Digital Finance Holds Promise, for Those with Access
Emerging digital finance solutions are reshaping how people store, transfer, grow their savings, and build generational wealth for their families. These new financial tools can be powerfully inclusive, potentially lowering transaction costs, expanding cross–border commerce, and giving individuals ways to interact with digital financial ecosystems outside traditional baking systems. Yet without deliberate, thoughtful design, they risk reinforcing the very inequalities they aim to solve.
Today, nearly 1.4 billion adults remain unbanked—many of them women, rural populations, and those in the informal economy. The technology exists to change this.

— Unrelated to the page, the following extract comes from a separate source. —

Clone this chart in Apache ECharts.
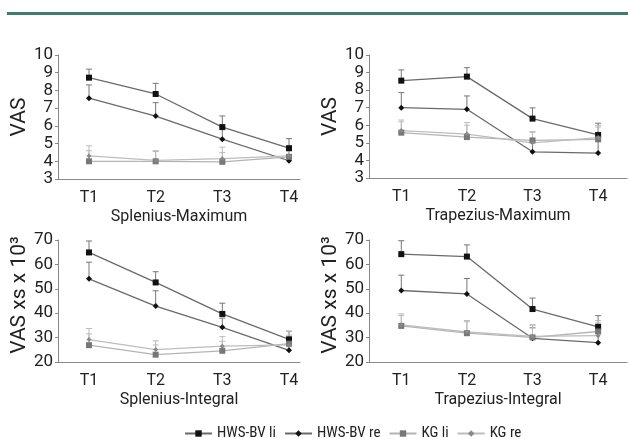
<!DOCTYPE html>
<html><head><meta charset="utf-8">
<script src="https://cdn.jsdelivr.net/npm/echarts@6/dist/echarts.min.js"></script>
<style>html,body{margin:0;padding:0;background:#fff}#c{width:628px;height:439px}</style>
</head><body><div id="c"></div>
<script>
const categories = ['T1', 'T2', 'T3', 'T4'];
const seriesNames = ['HWS-BV li', 'HWS-BV re', 'KG li', 'KG re'];
const panelTitles = ['Splenius-Maximum', 'Trapezius-Maximum', 'Splenius-Integral', 'Trapezius-Integral'];
const yNames = ['VAS', 'VAS', 'VAS xs x 10³', 'VAS xs x 10³'];
const maxTicks = [3, 4, 5, 6, 7, 8, 9, 10];
const intTicks = [20, 30, 40, 50, 60, 70];

// Splenius-Maximum
const smHwsLi = [8.72, 7.80, 5.93, 4.74], smHwsLiErr = [9.20, 8.40, 6.56, 5.28];
const smHwsRe = [7.56, 6.55, 5.25, 4.03], smHwsReErr = [8.31, 7.31, 5.90, 4.60];
const smKgLi = [4.00, 4.00, 3.97, 4.25], smKgLiErr = [4.60, 4.55, 4.50, 4.60];
const smKgRe = [4.30, 4.05, 4.15, 4.30], smKgReErr = [4.87, 4.60, 4.80, 4.80];
// Trapezius-Maximum
const tmHwsLi = [8.54, 8.77, 6.38, 5.45], tmHwsLiErr = [9.15, 9.28, 6.99, 6.12];
const tmHwsRe = [7.00, 6.91, 4.49, 4.42], tmHwsReErr = [7.86, 7.67, 5.10, 5.20];
const tmKgLi = [5.58, 5.33, 5.14, 5.20], tmKgLiErr = [6.20, 6.00, 5.64, 5.90];
const tmKgRe = [5.70, 5.50, 5.00, 5.30], tmKgReErr = [6.30, 6.15, 5.60, 6.00];
// Splenius-Integral
const siHwsLi = [64.9, 52.6, 39.7, 29.3], siHwsLiErr = [69.6, 57.0, 44.1, 32.6];
const siHwsRe = [54.1, 42.9, 34.2, 24.8], siHwsReErr = [60.9, 49.2, 38.0, 28.0];
const siKgLi = [26.9, 23.0, 24.6, 27.5], siKgLiErr = [31.5, 27.0, 28.5, 31.0];
const siKgRe = [29.2, 25.1, 26.5, 27.0], siKgReErr = [33.7, 28.7, 30.4, 32.6];
// Trapezius-Integral
const tiHwsLi = [64.2, 63.2, 41.7, 34.4], tiHwsLiErr = [69.7, 68.0, 46.2, 39.0];
const tiHwsRe = [49.3, 47.9, 29.7, 27.9], tiHwsReErr = [55.6, 54.2, 34.0, 32.0];
const tiKgLi = [34.8, 31.8, 30.1, 32.5], tiKgLiErr = [39.7, 37.0, 35.3, 37.0];
const tiKgRe = [35.2, 32.3, 30.5, 30.8], tiKgReErr = [39.0, 36.5, 35.0, 36.0];

const panels = [
  [[smHwsLi, smHwsLiErr], [smHwsRe, smHwsReErr], [smKgLi, smKgLiErr], [smKgRe, smKgReErr]],
  [[tmHwsLi, tmHwsLiErr], [tmHwsRe, tmHwsReErr], [tmKgLi, tmKgLiErr], [tmKgRe, tmKgReErr]],
  [[siHwsLi, siHwsLiErr], [siHwsRe, siHwsReErr], [siKgLi, siKgLiErr], [siKgRe, siKgReErr]],
  [[tiHwsLi, tiHwsLiErr], [tiHwsRe, tiHwsReErr], [tiKgLi, tiKgLiErr], [tiKgRe, tiKgReErr]]
];

const FONT = 'Roboto';
const LEGEND_FONT = '"Liberation Sans Narrow", "Roboto Condensed", Roboto';
const lineColors = ['#6a6a6a', '#6a6a6a', '#b4b4b4', '#bdbdbd'];
const markColors = ['#111', '#111', '#777', '#888'];
const errColors = ['#777', '#777', '#bbb', '#bbb'];
const symbols = ['rect', 'diamond', 'rect', 'diamond'];
const symSizes = [6, 6, 6, 5];

const grids = [
  {left: 58, top: 55, width: 242, height: 124},
  {left: 369, top: 55, width: 258, height: 123},
  {left: 58, top: 240, width: 242, height: 122},
  {left: 369, top: 240, width: 258, height: 122}
];
const xRanges = [[0.535, 4.165], [0.508, 4.44], [0.535, 4.165], [0.508, 4.44]];

const xAxes = [], yAxes = [], series = [];
panels.forEach((p, gi) => {
  const isMax = gi < 2;
  const ticks = isMax ? maxTicks : intTicks;
  xAxes.push({
    gridIndex: gi, type: 'value', min: xRanges[gi][0], max: xRanges[gi][1], interval: 1,
    axisLine: {lineStyle: {color: '#888', width: 1}}, axisTick: {show: false}, splitLine: {show: false},
    axisLabel: {
      margin: 11, color: '#222', fontSize: 16, fontFamily: FONT,
      customValues: [1, 2, 3, 4], formatter: v => categories[Math.round(v) - 1] || ''
    },
    name: panelTitles[gi], nameLocation: 'middle', nameGap: 30,
    nameTextStyle: {color: '#222', fontSize: 16, fontFamily: FONT}
  });
  yAxes.push({
    gridIndex: gi, type: 'value', min: ticks[0], max: ticks[ticks.length - 1],
    interval: ticks[1] - ticks[0],
    axisLine: {show: true, lineStyle: {color: '#888', width: 1}},
    axisTick: {show: true, length: 3, lineStyle: {color: '#888'}},
    splitLine: {show: false},
    axisLabel: {margin: 5, color: '#222', fontSize: 17, fontFamily: FONT,
      showMinLabel: true, showMaxLabel: true, hideOverlap: false},
    name: yNames[gi], nameLocation: 'middle', nameGap: 20,
    nameTextStyle: {color: '#222', fontSize: 21, fontFamily: FONT, padding: isMax ? 0 : [0, 0, 0, 12]}
  });
  p.forEach((s, si) => {
    const vals = s[0], errs = s[1];
    series.push({
      type: 'custom', xAxisIndex: gi, yAxisIndex: gi, silent: true, z: 1,
      data: vals.map((v, i) => [i + 1, v, errs[i]]),
      renderItem: (params, api) => {
        const a = api.coord([api.value(0), api.value(1)]);
        const b = api.coord([api.value(0), api.value(2)]);
        const st = {stroke: errColors[si], lineWidth: 1};
        return {type: 'group', children: [
          {type: 'line', shape: {x1: a[0], y1: a[1], x2: b[0], y2: b[1]}, style: st},
          {type: 'line', shape: {x1: b[0] - 3, y1: b[1], x2: b[0] + 3, y2: b[1]}, style: st}
        ]};
      }
    });
    series.push({
      type: 'line', name: seriesNames[si], xAxisIndex: gi, yAxisIndex: gi, z: 3,
      data: vals.map((v, i) => [i + 1, v]),
      symbol: symbols[si], symbolSize: symSizes[si], showSymbol: true,
      lineStyle: {color: lineColors[si], width: 1.3},
      itemStyle: {color: markColors[si]},
      animation: false
    });
  });
});

const chart = echarts.init(document.getElementById('c'), null, {renderer: 'canvas'});
chart.setOption({
  animation: false,
  backgroundColor: '#fff',
  grid: grids,
  xAxis: xAxes,
  yAxis: yAxes,
  series: series,
  legend: {
    data: seriesNames, left: 184, top: 426, itemWidth: 27, itemHeight: 8, itemGap: 8,
    padding: 0,
    textStyle: {color: '#222', fontSize: 15, fontFamily: LEGEND_FONT}
  },
  graphic: [{type: 'rect', shape: {x: 7, y: 12, width: 621, height: 3}, style: {fill: '#3e7d6e'}}]
});
</script></body></html>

What we are missing—and must build—is a collective commitment to inclusion.
Multi–Sector Partnerships are Essential
A multi–sectoral approach—uniting governments, tech innovators, financial institutions, civil society, and community leaders—is key to building that collective commitment. Public–private partnerships can accelerate infrastructure development, from mobile internet access to digital ID systems. Regulators can create frameworks that support innovation while safeguarding users. Private sector companies can do more to invest in organizations aiming to improve digital finance access in under–connected communities.
Financial inclusion efforts that succeed do so because they are not top–down—they are built in tandem with, not just for, the communities they serve.
Women Must Be at the Center of the Digital Economy
Women are critical to global economic resilience, yet remain disproportionately excluded from financial systems. Bridging the gender gap in digital finance means more than creating accounts—it requires tools tailored to women’s needs, investment in digital literacy, and policies that remove barriers to access.
When women gain control over their finances, families thrive, businesses grow, and communities become more stable. Inclusion shouldn’t be seen as an outcome of digital finance, it should be seen as the strategy for building a successful digital economy.
Redefining Success for the Future of Money
Our measure of success must evolve beyond profit–centric models and embrace economic systems that prioritize equity, representation, and long–term resilience. That means inviting diverse voices into every stage of design and governance—and measuring success through participation, not just adoption.
The digital economy is being shaped now. The question is: will it be inclusive by design, or exclusionary by default? A multi–sectoral approach ensures we build a future of money that works—for everyone.